Mais le CPSNR donne tout de même quelques exemples de gestes qu’il juge contraires à l’intérêt national. Des parlementaires ont accepté « sciemment ou par ignorance volontaire » des fonds ou des avantages de missions étrangères. D’autres ont sollicité l’aide de missions étrangères afin d’obtenir l’appui d’une diaspora durant les élections. Des parlementaires ont fourni à des diplomates étrangers des informations privilégiées sur le travail ou les opinions de collègues. D’autres ont relayé des informations apprises confidentiellement du gouvernement à un agent de renseignements connu d’un État étranger.

Selon le député conservateur Andrew Scheer, les conclusions du CPSNR « sont extrêmement inquiétantes » et « ne peuvent être ignorées ».

PHOTO SEAN KILPATRICK, ARCHIVES LA PRESSE CANADIENNE

Le leader parlementaire des conservateurs, Andrew Scheer

Les Canadiens méritent de savoir si des parlementaires fédéraux se sont sciemment engagés dans des activités pour le compte de gouvernements étrangers qui ont porté atteinte à l’intérêt national du Canada. Ces conclusions n’ont pas été examinées et évaluées par un organisme indépendant. Cela doit être fait immédiatement.

Andrew Scheer, dans une lettre envoyée au ministre de la Sécurité publique, Dominic LeBlanc

Selon lui, la Commission sur l’ingérence étrangère est le meilleur véhicule pour faire toute la lumière sur ces dernières révélations. Elle pourrait « émettre une conclusion de fait pour chaque cas » de parlementaire relevé dans le rapport du CPSNR. Les parlementaires perfides, anciens ou actuels, seraient nommés dans un rapport spécial que la Commission devrait présenter au Parlement au plus tard au début d’octobre.

Cet exercice pourrait être réalisé tout en protégeant la confidentialité des sources et des renseignements sur lesquels le SCRS s’appuie pour sonner l’alarme.

Redonner confiance aux Canadiens

« Ces conclusions de fait ne constitueraient pas des conclusions de culpabilité criminelle, mais seraient destinées à aider la Chambre et le Sénat dans l’exercice de leurs privilèges, immunités, et pouvoirs respectifs : à chaque parti dont les membres pourraient être impliqués ; et surtout au public canadien afin de renforcer sa confiance dans nos institutions politiques », avance M. Scheer dans sa lettre.

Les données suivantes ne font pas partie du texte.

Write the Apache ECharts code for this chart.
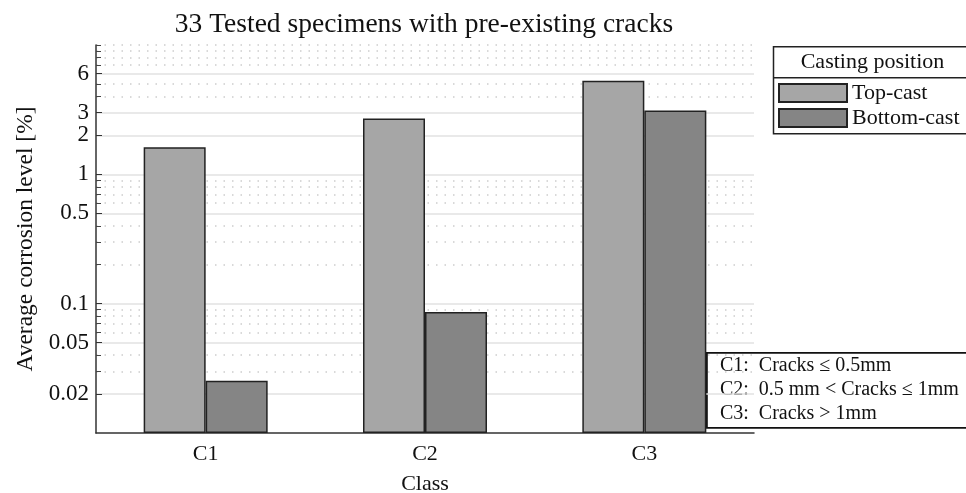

« L’intégrité de notre Parlement a été ébranlée par les conclusions du rapport spécial. Chaque membre de la Chambre et du Sénat a prêté serment ou affirmé qu’il “déclare fidélité et sincère allégeance” à la Couronne qui est la source de l’autorité constitutionnelle au Canada. Si les Canadiens veulent continuer à avoir confiance dans leurs institutions démocratiques fédérales, ils doivent savoir qui a rompu leur serment et trahi leur confiance », ajoute-t-il.

Dans une entrevue avec La Presse, le chef du Bloc québécois, Yves-François Blanchet, a indiqué qu’il envisage d’obtenir la cote de sécurité requise pour être en mesure de consulter les renseignements secrets recueillis par le SCRS. En effectuant cette démarche, M. Blanchet veut s’assurer qu’aucun de ses députés n’est sous l’influence d’un État étranger.

Il a fait valoir que le chef du Parti conservateur, Pierre Poilievre, devrait entreprendre la même démarche afin de s’assurer qu’aucun député de la formation politique qu’il dirige n’est à la solde d’un État étranger. Jusqu’ici, M. Poilievre a refusé d’obtenir cette cote de sécurité au motif qu’il aurait par la suite les mains liées par le secret.

« Je suis convaincu qu’il n’y a personne dans mon caucus qui est lié à une influence de communautés issues de l’immigration. Mais je veux donner l’exemple pour que tout le monde fasse l’examen de conscience de sorte qu’en caucus, entre eux, ils essaient de disposer de cet enjeu », a expliqué M. Blanchet.